Start of Dataset excerpt

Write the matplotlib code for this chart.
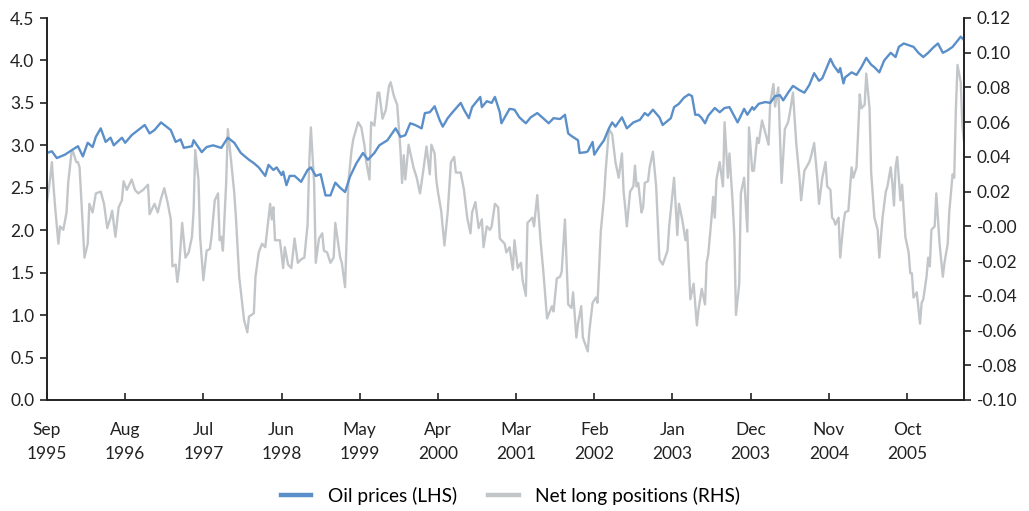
import matplotlib
matplotlib.use("Agg")
import matplotlib.pyplot as plt

# Weekly observations since Sep 1995 (week index) and values
oil_weeks = [0, 3, 6, 11, 15, 19, 22, 25, 28, 30, 33, 36, 39, 41, 46, 48, 52, 56, 60, 63, 66, 70, 72, 76,
             79, 82, 84, 89, 90, 95, 98, 102, 107, 111, 115, 119, 124, 127, 130, 134, 136, 139, 141, 144,
             145, 147, 149, 152, 156, 160, 162, 165, 168, 171, 174, 177, 180, 183, 186, 190, 194, 197, 201,
             204, 209, 214, 217, 220, 223, 226, 230, 232, 235, 238, 241, 243, 246, 249, 254, 256, 259, 261,
             266, 267, 270, 273, 275, 278, 279, 284, 287, 290, 294, 297, 301, 304, 308, 311, 315, 318, 320,
             322, 326, 327, 331, 332, 335, 336, 339, 342, 345, 347, 349, 353, 356, 360, 364, 367, 369, 372,
             376, 378, 383, 385, 388, 391, 394, 396, 398, 400, 402, 404, 406, 410, 413, 416, 419, 424, 428,
             430, 433, 434, 437, 441, 444, 447, 450, 452, 455, 458, 462, 465, 468, 471, 474, 476, 479, 481,
             483, 486, 487, 489, 490, 494, 497, 500, 503, 506, 508, 511, 514, 518, 521, 523, 526, 529, 532,
             535, 538, 541, 544, 547, 550, 553, 556, 561, 563]
oil_prices = [2.91, 2.93, 2.85, 2.89, 2.94, 2.99, 2.87, 3.03, 2.98, 3.10, 3.20, 3.04, 3.09, 3.00, 3.09, 3.03,
              3.12, 3.18, 3.24, 3.14, 3.18, 3.27, 3.24, 3.18, 3.04, 3.07, 2.97, 2.99, 3.06, 2.92, 2.98, 3.00,
              2.97, 3.09, 3.03, 2.91, 2.83, 2.79, 2.74, 2.64, 2.77, 2.71, 2.74, 2.65, 2.69, 2.53, 2.64, 2.64,
              2.57, 2.71, 2.74, 2.64, 2.66, 2.41, 2.41, 2.56, 2.50, 2.45, 2.63, 2.79, 2.91, 2.83, 2.91, 3.00,
              3.06, 3.20, 3.10, 3.12, 3.26, 3.24, 3.20, 3.38, 3.39, 3.46, 3.30, 3.22, 3.32, 3.39, 3.50, 3.42,
              3.32, 3.45, 3.57, 3.45, 3.52, 3.50, 3.57, 3.39, 3.26, 3.43, 3.42, 3.33, 3.26, 3.33, 3.38, 3.33,
              3.26, 3.32, 3.31, 3.36, 3.14, 3.11, 3.06, 2.91, 2.92, 2.93, 3.04, 2.89, 2.98, 3.06, 3.20, 3.27,
              3.22, 3.33, 3.20, 3.27, 3.30, 3.38, 3.35, 3.42, 3.33, 3.24, 3.32, 3.45, 3.49, 3.56, 3.60, 3.58,
              3.36, 3.36, 3.32, 3.26, 3.35, 3.44, 3.39, 3.44, 3.45, 3.27, 3.43, 3.36, 3.45, 3.42, 3.49, 3.51,
              3.50, 3.58, 3.59, 3.53, 3.62, 3.70, 3.65, 3.62, 3.71, 3.85, 3.76, 3.79, 3.93, 4.02, 3.94, 3.86,
              3.91, 3.73, 3.80, 3.86, 3.83, 3.92, 4.03, 3.95, 3.92, 3.86, 4.00, 4.09, 4.04, 4.16, 4.20, 4.18,
              4.16, 4.09, 4.04, 4.09, 4.15, 4.20, 4.09, 4.12, 4.16, 4.28, 4.24]

pos_weeks = [0, 2, 3, 4, 5, 7, 8, 10, 12, 13, 15, 16, 18, 19, 20, 22, 23, 25, 26, 28, 30, 33, 35, 37, 39,
             40, 42, 44, 46, 47, 49, 52, 54, 56, 59, 62, 63, 66, 68, 70, 72, 74, 76, 77, 79, 80, 81, 83, 85,
             87, 89, 90, 91, 93, 94, 96, 98, 100, 101, 103, 105, 106, 107, 108, 110, 111, 113, 115, 116,
             118, 121, 123, 124, 127, 128, 130, 132, 134, 137, 138, 139, 140, 143, 145, 146, 148, 150, 152,
             154, 156, 158, 160, 161, 162, 164, 165, 167, 169, 170, 172, 174, 176, 177, 180, 181, 183, 184,
             185, 187, 188, 191, 193, 195, 196, 198, 199, 201, 203, 204, 206, 208, 210, 211, 213, 215, 217,
             218, 219, 220, 222, 225, 227, 229, 231, 233, 235, 236, 238, 239, 240, 242, 244, 246, 248, 250,
             251, 254, 256, 258, 260, 261, 263, 265, 267, 268, 270, 272, 273, 275, 277, 278, 281, 282, 284,
             286, 287, 289, 291, 292, 294, 295, 298, 299, 301, 303, 305, 307, 310, 311, 313, 315, 316, 318,
             320, 322, 323, 325, 326, 328, 329, 332, 333, 335, 337, 338, 340, 342, 343, 345, 347, 349, 351,
             353, 354, 355, 356, 358, 360, 361, 362, 363, 365, 366, 367, 369, 370, 372, 374, 376, 378, 381,
             382, 385, 387, 388, 390, 392, 393, 395, 397, 399, 400, 402, 404, 405, 406, 408, 409, 410, 411,
             413, 415, 416, 418, 419, 421, 422, 423, 425, 426, 428, 430, 431, 433, 434, 436, 437, 439, 441,
             443, 444, 446, 447, 449, 451, 453, 455, 456, 458, 460, 462, 463, 465, 468, 469, 471, 473, 474,
             476, 478, 479, 481, 482, 483, 484, 486, 487, 489, 490, 492, 494, 495, 497, 498, 499, 500, 502,
             503, 505, 506, 508, 510, 511, 513, 515, 516, 518, 519, 520, 521, 522, 524, 525, 527, 529, 530,
             531, 532, 534, 536, 537, 538, 540, 541, 542, 543, 545, 546, 548, 550, 551, 553, 554, 556, 557,
             558, 559, 561, 562, 563]
net_long = [0.014, 0.028, 0.037, 0.023, 0.011, -0.010, 0.000, -0.002, 0.008, 0.025, 0.042, 0.043, 0.037,
            0.037, 0.034, 0.000, -0.018, -0.010, 0.013, 0.008, 0.019, 0.020, 0.013, -0.001, 0.005, 0.009,
            -0.006, 0.011, 0.015, 0.026, 0.021, 0.027, 0.021, 0.019, 0.021, 0.024, 0.007, 0.013, 0.008,
            0.016, 0.022, 0.014, 0.004, -0.023, -0.022, -0.032, -0.025, 0.002, -0.018, -0.015, -0.006,
            0.009, 0.044, 0.027, -0.006, -0.031, -0.014, -0.013, -0.006, 0.015, 0.019, -0.008, -0.006,
            -0.014, 0.025, 0.056, 0.038, 0.019, 0.005, -0.029, -0.054, -0.061, -0.052, -0.050, -0.029,
            -0.015, -0.010, -0.012, 0.013, 0.004, 0.011, -0.008, -0.008, -0.024, -0.012, -0.022, -0.024,
            -0.007, -0.021, -0.019, -0.018, 0.001, 0.037, 0.057, 0.025, -0.021, -0.007, -0.004, -0.014,
            -0.015, -0.021, -0.018, 0.002, -0.018, -0.021, -0.035, -0.006, 0.025, 0.044, 0.050, 0.060,
            0.057, 0.046, 0.037, 0.027, 0.060, 0.058, 0.077, 0.077, 0.062, 0.067, 0.081, 0.083, 0.075,
            0.070, 0.044, 0.025, 0.041, 0.027, 0.047, 0.034, 0.028, 0.019, 0.032, 0.046, 0.030, 0.047,
            0.042, 0.027, 0.020, 0.009, -0.011, 0.008, 0.037, 0.040, 0.031, 0.031, 0.021, 0.005, -0.004,
            0.008, 0.014, -0.001, 0.004, -0.012, 0.000, -0.002, 0.000, 0.013, 0.011, -0.007, -0.010,
            -0.015, -0.012, -0.025, -0.008, -0.024, -0.021, -0.031, -0.040, 0.002, 0.005, 0.000, 0.018,
            -0.008, -0.029, -0.053, -0.046, -0.049, -0.030, -0.029, -0.026, 0.004, -0.045, -0.047, -0.038,
            -0.064, -0.056, -0.046, -0.064, -0.072, -0.060, -0.044, -0.041, -0.044, -0.003, 0.017, 0.032,
            0.056, 0.053, 0.037, 0.028, 0.042, 0.020, 0.011, 0.000, 0.020, 0.023, 0.035, 0.023, 0.025,
            0.008, 0.011, 0.025, 0.026, 0.034, 0.043, 0.023, -0.019, -0.022, -0.014, 0.000, 0.028, -0.005,
            0.013, 0.004, -0.008, -0.002, -0.042, -0.033, -0.057, -0.048, -0.036, -0.045, -0.021, -0.016,
            0.005, 0.017, 0.005, 0.027, 0.037, 0.023, 0.060, 0.028, 0.042, 0.013, -0.006, -0.051, -0.033,
            0.019, 0.028, -0.003, 0.057, 0.032, 0.032, 0.051, 0.048, 0.061, 0.054, 0.047, 0.071, 0.082,
            0.069, 0.080, 0.025, 0.056, 0.060, 0.065, 0.077, 0.048, 0.028, 0.015, 0.032, 0.037, 0.040,
            0.048, 0.027, 0.013, 0.028, 0.037, 0.023, 0.021, 0.005, 0.004, 0.001, 0.005, -0.018, 0.002,
            0.008, 0.009, 0.034, 0.028, 0.034, 0.054, 0.076, 0.068, 0.070, 0.088, 0.068, 0.031, 0.005,
            -0.002, -0.018, 0.005, 0.020, 0.023, 0.034, 0.025, 0.012, 0.034, 0.040, 0.015, 0.024, -0.006,
            -0.015, -0.027, -0.027, -0.041, -0.038, -0.056, -0.044, -0.042, -0.029, -0.018, -0.023, -0.002,
            0.000, 0.019, -0.010, -0.029, -0.021, -0.010, 0.009, 0.030, 0.028, 0.067, 0.093, 0.083, 0.058,
            0.049]

tick_weeks = [0, 48, 96, 144, 192, 240, 288, 336, 384, 432, 480, 528]
tick_labels = ["Sep\n1995", "Aug\n1996", "Jul\n1997", "Jun\n1998", "May\n1999", "Apr\n2000",
               "Mar\n2001", "Feb\n2002", "Jan\n2003", "Dec\n2003", "Nov\n2004", "Oct\n2005"]
left_ticks = [0.0, 0.5, 1.0, 1.5, 2.0, 2.5, 3.0, 3.5, 4.0, 4.5]
right_ticks = [-0.10, -0.08, -0.06, -0.04, -0.02, 0.0, 0.02, 0.04, 0.06, 0.08, 0.10, 0.12]
right_labels = ["-0.10", "-0.08", "-0.06", "-0.04", "-0.02", "-0.00", "0.02", "0.04", "0.06",
                "0.08", "0.10", "0.12"]

plt.rcParams['font.family'] = ['Lato', 'DejaVu Sans']

BLUE = "#5b8fc9"
GRAY = "#c3c6c9"

fig = plt.figure(figsize=(10.29, 5.11), dpi=100)
ax = fig.add_axes([47 / 1029, 1 - 400 / 511, (964 - 47) / 1029, (400 - 18) / 511])
ax2 = ax.twinx()

ax2.plot(pos_weeks, net_long, color=GRAY, lw=1.7, label="Net long positions (RHS)")
ax.plot(oil_weeks, oil_prices, color=BLUE, lw=1.7, label="Oil prices (LHS)")

ax.set_zorder(ax2.get_zorder() + 1)
ax.patch.set_visible(False)

ax.set_xlim(0, 563)
ax.set_ylim(0, 4.5)
ax2.set_ylim(-0.10, 0.12)
ax.set_yticks(left_ticks)
ax.set_yticklabels([f"{v:.1f}" for v in left_ticks])
ax2.set_yticks(right_ticks)
ax2.set_yticklabels(right_labels)
ax.set_xticks(tick_weeks)
ax.set_xticklabels(tick_labels, linespacing=1.6)

for a in (ax, ax2):
    a.spines['top'].set_visible(False)
    for s in ('left', 'right', 'bottom'):
        a.spines[s].set_linewidth(1.2)
        a.spines[s].set_color('#222222')

ax.tick_params(axis='x', direction='in', length=5, width=1.2, pad=16, labelsize=12.5, colors='#222222')
ax.tick_params(axis='y', direction='out', length=5, width=1.2, pad=4, labelsize=12.5, colors='#222222')
ax2.tick_params(axis='y', direction='out', length=5, width=1.2, pad=4, labelsize=12.5, colors='#222222')

h1, l1 = ax.get_legend_handles_labels()
h2, l2 = ax2.get_legend_handles_labels()
leg = fig.legend(h1 + h2, l1 + l2, loc='center', bbox_to_anchor=(0.496, 1 - 496 / 511), ncol=2,
                 frameon=False, fontsize=13.8, handlelength=1.6, columnspacing=1.65, handletextpad=0.85)
for line in leg.get_lines():
    line.set_linewidth(3.2)

fig.savefig("out.png", dpi=100)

End of Dataset excerpt

Goal:
Repeat the lines exactly as they stand, from the opening line of the data through the line with "import matplotlib.pyplot as plt". Pictures stay out of the copy.

Answer below:
Write the matplotlib code for this chart.
import matplotlib
matplotlib.use("Agg")
import matplotlib.pyplot as plt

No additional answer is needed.